_EXERCISE PROMPT_. Set the data down again, exactly as it reads, but without the pictures.
● ● ● ●
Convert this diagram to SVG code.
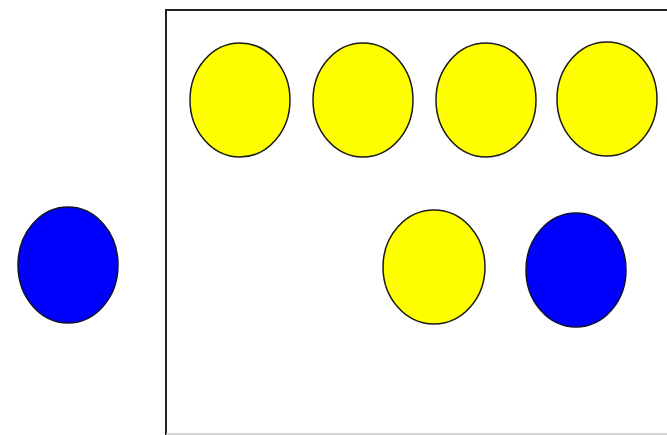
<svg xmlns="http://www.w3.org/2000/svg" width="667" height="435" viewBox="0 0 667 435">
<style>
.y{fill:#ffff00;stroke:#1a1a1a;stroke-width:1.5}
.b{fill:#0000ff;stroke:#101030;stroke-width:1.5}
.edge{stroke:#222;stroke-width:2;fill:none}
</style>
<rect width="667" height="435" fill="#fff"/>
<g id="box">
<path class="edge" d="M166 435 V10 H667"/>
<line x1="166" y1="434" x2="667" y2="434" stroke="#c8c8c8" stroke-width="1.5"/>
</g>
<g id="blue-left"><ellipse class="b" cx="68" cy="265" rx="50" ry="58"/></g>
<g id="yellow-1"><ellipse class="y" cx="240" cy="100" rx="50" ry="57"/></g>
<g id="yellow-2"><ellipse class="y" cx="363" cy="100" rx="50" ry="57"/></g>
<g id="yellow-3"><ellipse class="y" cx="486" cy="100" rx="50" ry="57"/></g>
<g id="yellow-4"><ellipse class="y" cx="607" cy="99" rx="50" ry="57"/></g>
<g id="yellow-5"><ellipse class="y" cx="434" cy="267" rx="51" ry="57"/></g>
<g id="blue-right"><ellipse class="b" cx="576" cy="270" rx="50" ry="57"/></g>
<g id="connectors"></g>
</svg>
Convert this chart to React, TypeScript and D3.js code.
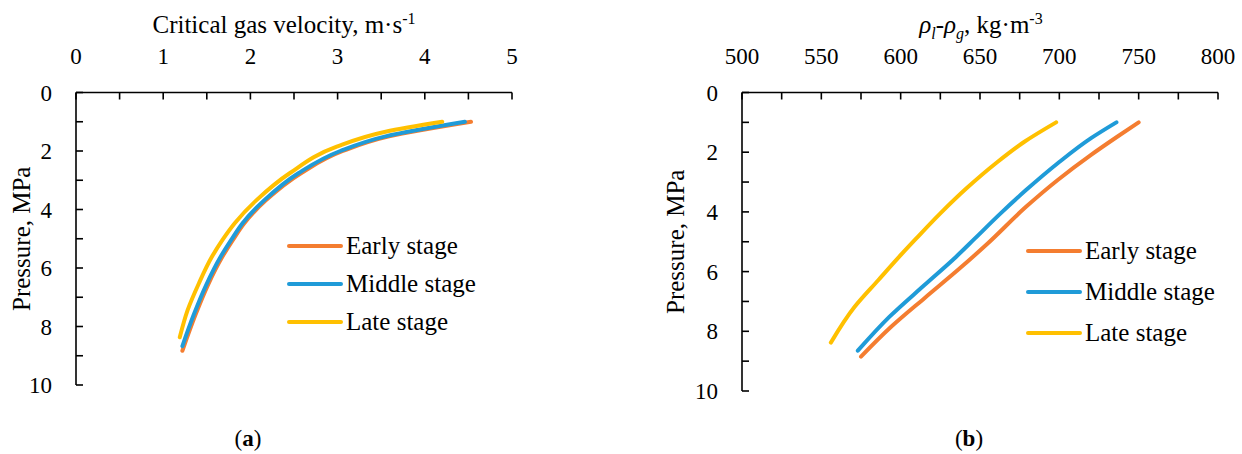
● ● ● ●
_SOLUTION TO THE PROBLEM_.
Convert this diagram to SVG code.
<svg xmlns="http://www.w3.org/2000/svg" width="667" height="435" viewBox="0 0 667 435">
<style>
.y{fill:#ffff00;stroke:#1a1a1a;stroke-width:1.5}
.b{fill:#0000ff;stroke:#101030;stroke-width:1.5}
.edge{stroke:#222;stroke-width:2;fill:none}
</style>
<rect width="667" height="435" fill="#fff"/>
<g id="box">
<path class="edge" d="M166 435 V10 H667"/>
<line x1="166" y1="434" x2="667" y2="434" stroke="#c8c8c8" stroke-width="1.5"/>
</g>
<g id="blue-left"><ellipse class="b" cx="68" cy="265" rx="50" ry="58"/></g>
<g id="yellow-1"><ellipse class="y" cx="240" cy="100" rx="50" ry="57"/></g>
<g id="yellow-2"><ellipse class="y" cx="363" cy="100" rx="50" ry="57"/></g>
<g id="yellow-3"><ellipse class="y" cx="486" cy="100" rx="50" ry="57"/></g>
<g id="yellow-4"><ellipse class="y" cx="607" cy="99" rx="50" ry="57"/></g>
<g id="yellow-5"><ellipse class="y" cx="434" cy="267" rx="51" ry="57"/></g>
<g id="blue-right"><ellipse class="b" cx="576" cy="270" rx="50" ry="57"/></g>
<g id="connectors"></g>
</svg>
Convert this chart to React, TypeScript and D3.js code.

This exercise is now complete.